Kathleen Parker made a number of assertions in her Jan. 13 Commentary column ("Fine man, wrong choice?") that were not well supported. Her claim that the moment of conception is "… fundamentally a religious question that can never be satisfactorily answered for all" was treated well by Francois Quinson in his Jan. 15 letter to the editor ("Beginning of life more than matter of religious faith"). Perhaps Miss Parker may be unaware of the scientific and medical evidence cited by Mr. Quinson. Her other assertions, however, raise questions as well.
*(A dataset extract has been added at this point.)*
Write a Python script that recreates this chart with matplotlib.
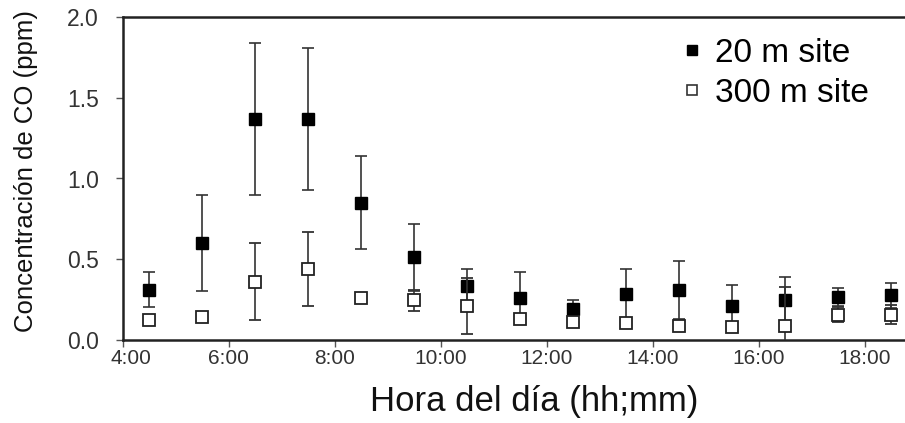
import matplotlib
matplotlib.use("Agg")
import matplotlib.pyplot as plt
from matplotlib.lines import Line2D
from matplotlib.transforms import ScaledTranslation

plt.rcParams['font.family'] = ['Liberation Sans', 'DejaVu Sans']

# Data (hour of day, mean CO concentration and error bars)
hours = [4.5, 5.5, 6.5, 7.5, 8.5, 9.5, 10.5, 11.5, 12.5, 13.5, 14.5, 15.5, 16.5, 17.5, 18.5]
co_20m = [0.31, 0.60, 1.37, 1.37, 0.85, 0.51, 0.33, 0.26, 0.19, 0.28, 0.31, 0.21, 0.245, 0.265, 0.275]
err_20m = [0.11, 0.30, 0.47, 0.44, 0.29, 0.21, 0.105, 0.16, 0.055, 0.16, 0.18, 0.13, 0.145, 0.056, 0.078]
co_300m = [0.12, 0.14, 0.36, 0.44, 0.255, 0.245, 0.21, 0.13, 0.11, 0.105, 0.085, 0.08, 0.085, 0.155, 0.155]
err_300m = [0.02, 0.02, 0.24, 0.23, 0.03, 0.065, 0.175, 0.03, 0.02, 0.02, 0.02, 0.02, 0.24, 0.045, 0.06]
xtick_vals = [4, 6, 8, 10, 12, 14, 16, 18]
xtick_labels = ['4:00', '6:00', '8:00', '10:00', '12:00', '14:00', '16:00', '18:00']
ytick_vals = [0.0, 0.5, 1.0, 1.5, 2.0]
series_labels = ['20 m site', '300 m site']

W, H = 905, 423
fig = plt.figure(figsize=(W / 100, H / 100), dpi=100)
left_px, right_px, top_px, bottom_px = 122.7, 905, 17.5, 339.5
ax = fig.add_axes([left_px / W, 1 - bottom_px / H, (right_px - left_px) / W, (bottom_px - top_px) / H])

ax.errorbar(hours, co_20m, yerr=err_20m, fmt='s', ms=9, mfc='black', mec='black',
            ecolor='#333333', elinewidth=1.2, capsize=4, capthick=1.2, zorder=3, label=series_labels[0])
ax.errorbar(hours, co_300m, yerr=err_300m, fmt='s', ms=9, mfc='white', mec='#222222', mew=1.3,
            ecolor='#333333', elinewidth=1.2, capsize=4, capthick=1.2, zorder=4, label=series_labels[1])

ax.set_xlim(4, 4 + (right_px - left_px) / 53.0)
ax.set_ylim(0, 2.0)
ax.set_xticks(xtick_vals)
ax.set_xticklabels(xtick_labels, fontsize=15, color='#333333')
ax.set_yticks(ytick_vals)
ax.set_yticklabels([f'{v:.1f}' for v in ytick_vals], fontsize=16.5, color='#333333')
ax.tick_params(axis='both', direction='out', length=5, width=1, color='#555555')
ax.tick_params(axis='x', pad=2)
ax.tick_params(axis='y', pad=12)

# first x tick label sits slightly right of its tick in the original
first = ax.get_xticklabels()[0]
first.set_transform(first.get_transform() + ScaledTranslation(8 / 100, 0, fig.dpi_scale_trans))

for s in ['left', 'top', 'bottom']:
    ax.spines[s].set_linewidth(1.8)
    ax.spines[s].set_color('#222222')
ax.spines['right'].set_visible(False)

ax.set_ylabel('Concentración de CO (ppm)', fontsize=18.5, color='#111111')
ax.yaxis.set_label_coords(-0.108, 0.522)
ax.set_xlabel('Hora del día (hh;mm)', fontsize=25, color='#111111')
ax.xaxis.set_label_coords(0.526, -0.14)

h1 = Line2D([], [], ls='none', marker='s', ms=7, mfc='black', mec='black')
h2 = Line2D([], [], ls='none', marker='s', ms=7, mfc='white', mec='#333333', mew=1.2)
ax.legend([h1, h2], series_labels, loc='upper left', bbox_to_anchor=((662 - left_px) / (right_px - left_px), 1.0),
          frameon=False, fontsize=24, handlelength=0.6, handletextpad=0.4, labelspacing=0.28,
          borderaxespad=0.2)

fig.savefig('out.png', dpi=100, facecolor='white')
For example, she claims that Attorney General nominee John Ashcroft is "an anachronism." But which of the qualities she lists truly has less value today than it did "once upon a time"? Does she really think someone who fears God, is "devout," and has "a reputation for common sense" and "a history of decency" is so out of touch with reality or with the values of "the people" or even "most Americans"? Did Miss Parker feel this way about Sen. Joseph Lieberman, who referred to God often in his speeches? From the focus of her column, it appears she feels this way about Mr. Ashcroft mainly because he is staunchly pro-life.

Miss Parker gets to her point later: "But what's really wrong with Mr. Ashcroft is that he's too extreme … When you say 'Ashcroft,' … You think, well, 'far, far right.' … Mr. Ashcroft dwells in the ideological hinterlands where most unarmed Americans fear to tread." Really? What about the polls that say 50 to 75 percent of Americans are pro-life and/or favor some restrictions on abortion? Miss Parker's use of the word "extreme" is straight from the refrain of the "far, far" left.

The truth is that many liberals fear those who hold the very mainstream belief that abortion is unjust. To her credit, Miss Parker encourages education and discussing "the spiritual ramifications and potential psychological trauma of abortion." But then she adds: "But let's not pretend to believe that the personal beliefs of a few are going to unify a diverse nation of peoples, most of whom believe that a woman knows best whether she's up to the awesome job of mothering." If this is true, then why is it that in the case of Mr. Ashcroft, it is the few special interest groups like Planned Parenthood who seek to sink his nomination because he is pro-life?


Manassas, Va.


Francois Quinson claims that science supports the notion that human "life" begins at conception, an argument used to oppose a woman's right to terminate a problem pregnancy.

However, 167 distinguished biologists and physicians, including 12 Nobel laureates, presented an amicus brief to the Supreme Court in 1989 stating that science cannot determine when human "personhood" begins, as that is a matter of opinion among various religious and philosophical positions. However, the scientists affirmed that science can establish when the "organic capacity for human thought" becomes possible. The brief stated that "it is not until sometimes after 28 weeks of gestation that the fetal brain has the capacity to carry on the same range of neurological activity as the brain in a full-term newborn."

Essentially, then, science supports the nuanced pro-choice position that the U.S. Supreme Court articulated in its 1973 Roe vs. Wade decision.


Executive Director

Americans for Religious Liberty

Silver Spring

New sheriff in town

Pornographers have a lot to lose with John Ashcroft as attorney general.

The porn industry is fighting hard to keep him from being confirmed by the Senate. Mr. Ashcroft will crack down on child pornography and other illegal activities.

Kat Sunlove, the Free Speech Coalition chief lobbyist for porn industry publication Adult Video News, admits pornographers are worried that under a new administration they will no longer enjoy the "benevolent neglect that the industry has enjoyed under Janet Reno."

Mr. Ashcroft, an honest man and son of a minister, is like a new sheriff in a white hat riding into town, and pornographers are not happy about it.